**REQUEST:**
Give only the count of lines containing "this".

[RECORD EXCERPTS start]

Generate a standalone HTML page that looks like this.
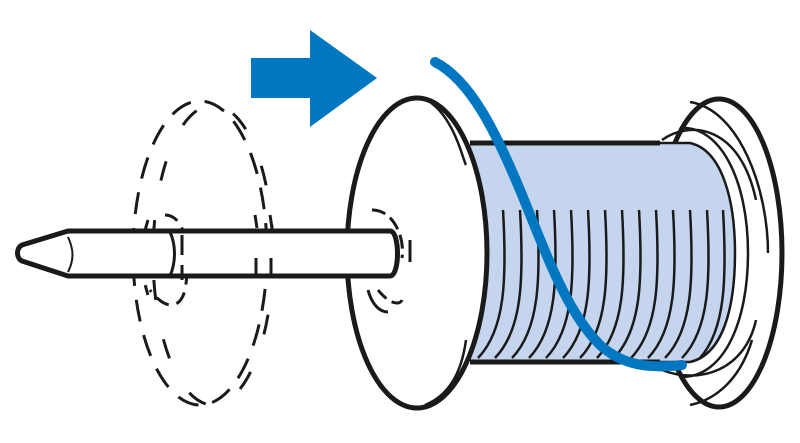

[RECORD EXCERPTS end]
[RECORD EXCERPTS start]

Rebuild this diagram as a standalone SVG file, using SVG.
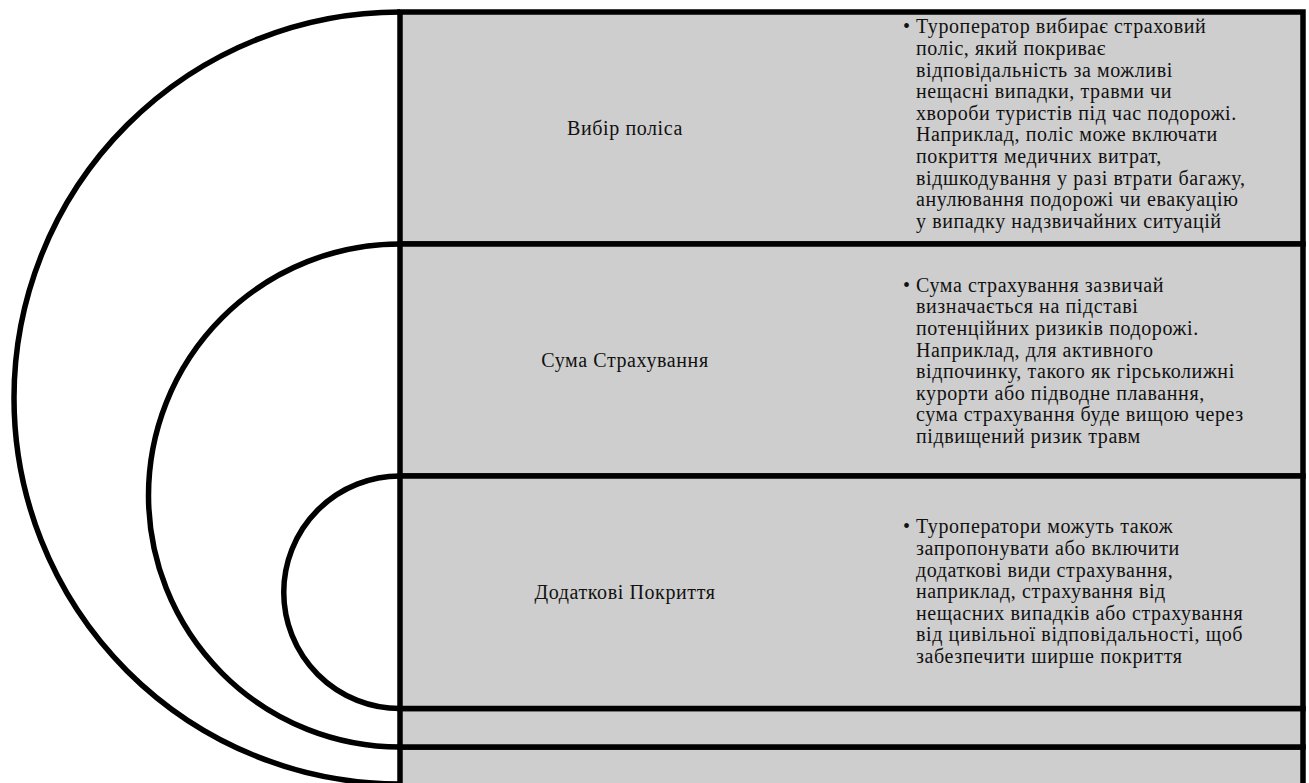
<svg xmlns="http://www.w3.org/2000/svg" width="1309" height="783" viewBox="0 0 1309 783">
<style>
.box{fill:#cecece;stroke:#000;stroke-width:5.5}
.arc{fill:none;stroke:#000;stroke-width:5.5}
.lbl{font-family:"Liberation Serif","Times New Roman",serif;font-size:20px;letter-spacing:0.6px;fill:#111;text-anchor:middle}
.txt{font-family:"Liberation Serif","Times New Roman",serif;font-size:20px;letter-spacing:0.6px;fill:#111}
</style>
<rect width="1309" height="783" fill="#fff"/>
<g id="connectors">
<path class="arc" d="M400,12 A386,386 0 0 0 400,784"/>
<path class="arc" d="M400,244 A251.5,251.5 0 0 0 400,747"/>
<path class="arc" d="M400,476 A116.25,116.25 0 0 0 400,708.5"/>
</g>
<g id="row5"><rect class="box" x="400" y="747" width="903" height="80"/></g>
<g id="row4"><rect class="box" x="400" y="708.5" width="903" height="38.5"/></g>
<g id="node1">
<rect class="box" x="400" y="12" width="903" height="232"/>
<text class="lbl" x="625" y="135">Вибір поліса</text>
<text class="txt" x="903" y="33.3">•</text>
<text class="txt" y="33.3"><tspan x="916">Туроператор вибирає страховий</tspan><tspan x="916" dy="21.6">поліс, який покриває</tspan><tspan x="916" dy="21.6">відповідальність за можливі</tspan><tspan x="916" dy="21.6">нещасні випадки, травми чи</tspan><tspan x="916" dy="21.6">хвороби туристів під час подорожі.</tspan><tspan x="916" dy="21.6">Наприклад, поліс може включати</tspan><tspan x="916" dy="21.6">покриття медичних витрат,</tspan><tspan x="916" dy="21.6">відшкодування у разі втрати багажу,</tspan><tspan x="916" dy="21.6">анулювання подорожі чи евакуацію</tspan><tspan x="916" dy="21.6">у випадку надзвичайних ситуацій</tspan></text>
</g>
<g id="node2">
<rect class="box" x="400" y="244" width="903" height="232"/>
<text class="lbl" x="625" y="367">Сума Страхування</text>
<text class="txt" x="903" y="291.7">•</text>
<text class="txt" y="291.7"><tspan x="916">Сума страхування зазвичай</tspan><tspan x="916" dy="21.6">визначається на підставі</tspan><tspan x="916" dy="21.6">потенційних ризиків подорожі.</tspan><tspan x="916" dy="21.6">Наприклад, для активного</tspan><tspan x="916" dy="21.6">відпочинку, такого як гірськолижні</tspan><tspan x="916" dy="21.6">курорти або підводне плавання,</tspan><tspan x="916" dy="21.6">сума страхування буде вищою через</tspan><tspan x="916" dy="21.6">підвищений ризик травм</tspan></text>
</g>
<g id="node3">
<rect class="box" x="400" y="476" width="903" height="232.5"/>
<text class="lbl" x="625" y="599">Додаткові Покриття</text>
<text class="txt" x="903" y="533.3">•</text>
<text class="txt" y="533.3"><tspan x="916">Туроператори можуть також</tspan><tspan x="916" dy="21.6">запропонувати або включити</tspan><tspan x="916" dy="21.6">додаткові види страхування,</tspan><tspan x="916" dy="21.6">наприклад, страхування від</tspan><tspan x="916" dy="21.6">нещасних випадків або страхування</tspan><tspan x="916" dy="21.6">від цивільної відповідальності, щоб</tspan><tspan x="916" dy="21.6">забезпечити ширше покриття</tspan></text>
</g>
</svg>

[RECORD EXCERPTS end]

**EXERCISE RESULT:**
2